Als Salomo wil dat men aan onze Schepper zal gedenken in de dagen der jongelingschap sluit hij andere dagen niet uit, want al onze dagen komen de Heere toe: „Wees altijd in de vrees des Heeren”, is Salomo’s les (Spreuken 23:17). „Ziet toe, broeders, dat niet te eniger tijd in iemand van u zij een boos ongelovig hart om af te wijken van de levende God”, zegt Paulus (Hebreeën 3:13) en vers 7, 8: „Heden, indien gij zijn stem hoort, zo verhardt uw hart niet.”
Tere zuigelingen moeten God opgedragen worden (Psalm 22:10, 11). Uit de mond der kinderkens en der zuigelingen heeft God Zich sterkte gegrondvest (Psalm 8:3).

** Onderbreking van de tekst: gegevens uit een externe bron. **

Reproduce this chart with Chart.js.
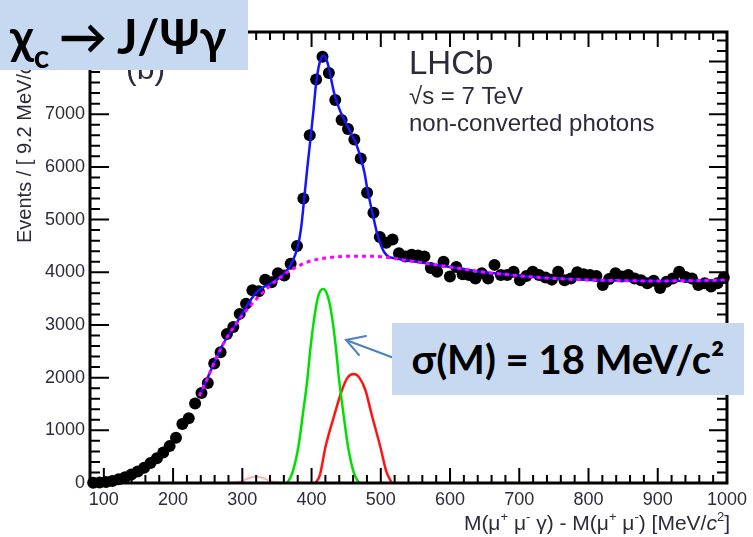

Zo het dan juist de tijd is om aan onze Schepper te gedenken – de oude dag is toch de tijd wanneer wij voor de rechterstoel van onze grote Rechter moeten verschijnen: „Waakt dan, want gij weet de dag niet noch het uur wanneer de Zoon des mensen komen zal”, is toch Jezus’ les (Mattheüs 25:13). Maar wil men tijdens zijn leven goede dagen zien, wil men zijn leven wijselijk aanleggen, dan moet men voornamelijk aan zijn Schepper gedenken in zijn jongelingschap, in de bloei en in het beste van ons leven. Daarom is dit Salomo’s raad: „Gedenk aan uw Schepper in de dagen van uw jongelingschap.” Salomo toont wel duidelijk wat dat inhoudt.